According to the Cloud Security Alliance: Quantum Risk to AI, we shouldn't be waiting. Infrastructure providers need to start integrating hybrid post-quantum cryptography (PQC) into their transport layers today. Neglecting this is a failure of basic data stewardship. If you want to future-proof your setup, read The 2026 Guide to Post-Quantum AI Infrastructure Security.
Hardening Your MCP Deployment
Securing this requires a systematic, disciplined handshake. You need a centralized Policy Enforcement Point that logs every single request and validates it against your policy in real-time.
If you want to lock this down, follow these three rules:
- Centralize the PEP: Don't allow peer-to-peer connections that skip your logs. Force all MCP traffic through a dedicated gateway.
- Audit Everything: Every single tool call needs to be logged with the full context. If an agent goes rogue, you need a forensic trail to see exactly when and how it happened.
- Dynamic Credential Rotation: Stop using static keys. Use identity-bound tokens that expire automatically. If one leaks, the blast radius is tiny.
Future-Proofing the AI Supply Chain
Your AI supply chain is only as strong as its weakest MCP integration. Treat every third-party server like a high-risk SaaS vendor. Constant monitoring isn't an "add-on"—it’s a core piece of infrastructure management. Vet every integration. Draw hard lines around what each server can touch. Assume, at some point, one of your agents will be compromised.
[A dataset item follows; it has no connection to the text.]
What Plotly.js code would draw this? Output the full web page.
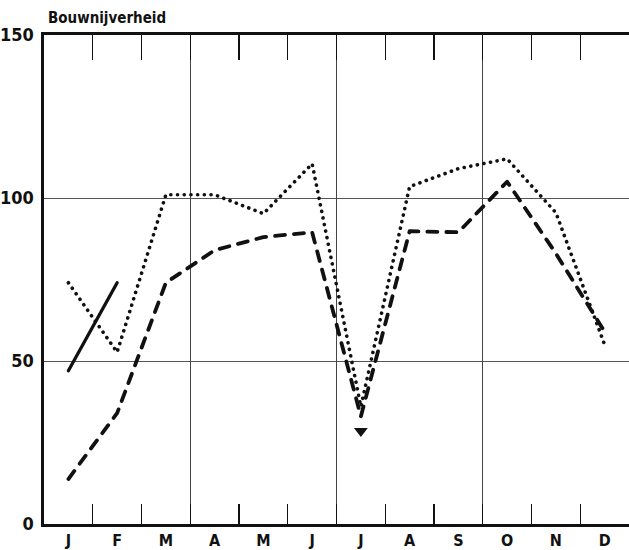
<!DOCTYPE html>
<html>
<head>
<meta charset="utf-8">
<script src="https://cdn.plot.ly/plotly-3.0.1.min.js"></script>
<style>
html,body{margin:0;padding:0;background:#fff;}
#chart{width:629px;height:550px;}
.js-line{stroke-linecap:round;stroke-linejoin:round;}
</style>
</head>
<body>
<div id="chart"></div>
<script>
const months = ['J','F','M','A','M','J','J','A','S','O','N','D'];
const dottedValues = [74, 52.7, 101, 101, 95.2, 110.5, 36, 103.5, 109, 112, 95.5, 55];
const dashedValues = [13.8, 34, 74, 84, 88, 89.5, 33, 89.8, 89.5, 105, 83, 59];
const solidValues  = [47, 74, null, null, null, null, null, null, null, null, null, null];
const arrowMonth = [6];
const arrowValue = [28.5];
const yTicks = [0, 50, 100, 150];
const quarterBounds = [2.5, 5.5, 8.5];
const monthBounds = [0.5,1.5,2.5,3.5,4.5,5.5,6.5,7.5,8.5,9.5,10.5];

const idx = months.map((m,i)=>i);
const fam = 'DejaVu Sans Condensed, DejaVu Sans, sans-serif';
const font = {family:fam, color:'#111'};

const traces = [
  {x: idx, y: dottedValues, type:'scatter', mode:'lines',
   line:{color:'#111', width:3.6, dash:'0.1px,6.6px'}},
  {x: idx, y: dashedValues, type:'scatter', mode:'lines',
   line:{color:'#111', width:3.8, dash:'10px,9px'}},
  {x: idx, y: solidValues, type:'scatter', mode:'lines', connectgaps:false,
   line:{color:'#111', width:3.3}},
  {x: arrowMonth, y: arrowValue, type:'scatter', mode:'markers',
   marker:{symbol:'triangle-down', size:12, color:'#111'}},
  {x: idx, y: dashedValues, xaxis:'x2', type:'scatter', mode:'none', hoverinfo:'skip', showlegend:false}
];

const layout = {
  width:629, height:550,
  margin:{l:44, r:0, t:35, b:26, pad:0},
  paper_bgcolor:'#fff', plot_bgcolor:'#fff',
  showlegend:false,
  font: font,
  title:{text:'Bouwnijverheid', x:48/629, xanchor:'left', y:1-18/550, yanchor:'middle',
         font:{family:fam, size:15, weight:'bold', color:'#111'}},
  xaxis:{range:[-0.5,11.5], tickmode:'array', tickvals:idx, ticktext:months,
         ticks:'', showgrid:false, zeroline:false, fixedrange:true,
         showline:true, linecolor:'#111', linewidth:2.6, mirror:false,
         tickfont:{family:fam, size:16, weight:'bold', color:'#111'},
         minor:{tickmode:'array', tickvals:monthBounds, ticks:'inside', ticklen:20, tickwidth:1.2, tickcolor:'#111', showgrid:false}},
  xaxis2:{range:[-0.5,11.5], overlaying:'x', side:'top', tickmode:'array', tickvals:quarterBounds,
          showticklabels:false, ticks:'', showgrid:true, gridcolor:'#444', gridwidth:1.1,
          zeroline:false, fixedrange:true,
          showline:true, linecolor:'#111', linewidth:2.6,
          minor:{tickmode:'array', tickvals:monthBounds, ticks:'inside', ticklen:25, tickwidth:1.2, tickcolor:'#111', showgrid:false}},
  yaxis:{range:[0,150], tickmode:'array', tickvals:yTicks, ticks:'', showgrid:true,
         gridcolor:'#555', gridwidth:1, zeroline:false, fixedrange:true,
         showline:true, linecolor:'#111', linewidth:2.6,
         tickfont:{family:fam, size:18, weight:'bold', color:'#111'}, ticklabelstandoff:4}
};

Plotly.newPlot('chart', traces, layout, {staticPlot:true, displayModeBar:false});
</script>
</body>
</html>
If your policy enforcement is granular enough, that compromise will be contained to one specific tool, rather than your entire enterprise network.
Frequently Asked Questions
Does the Model Context Protocol have built-in security?
No. MCP is an interface specification designed for connectivity, not a security protocol. It lacks native authentication and authorization, which means you must implement an external security layer—such as a policy gateway—to manage access control and identity.
How do I prevent an AI agent from running unauthorized commands via MCP?
You must implement granular ABAC policies at the transport layer. By restricting specific tool signatures and evaluating the context of every request (user, intent, and time), you can ensure that an agent only executes authorized commands, effectively preventing the "Confused Deputy" scenario.
Why is post-quantum security relevant to MCP?
Because MCP traffic often contains sensitive data and context logs. Attackers can capture this data today and decrypt it in the future using quantum computers. Integrating post-quantum cryptography ensures that your current AI training sets and proprietary data remain protected against future threats.
What is the "Confused Deputy" problem in AI agents?
The "Confused Deputy" occurs when an AI agent is granted broad permissions and is then tricked into using those permissions to perform unauthorized actions on behalf of an attacker. By implementing scope-limiting policies and granular authorization, you prevent the agent from acting outside of its intended function.
How does an MCP Gateway differ from a standard API Gateway?
A standard API Gateway is typically designed for REST or GraphQL traffic, which is often stateless and request-response driven. An MCP Gateway must be capable of handling stateful, context-heavy interactions and long-lived connections, specifically validating tool-call invocations within the protocol's unique transport mechanisms.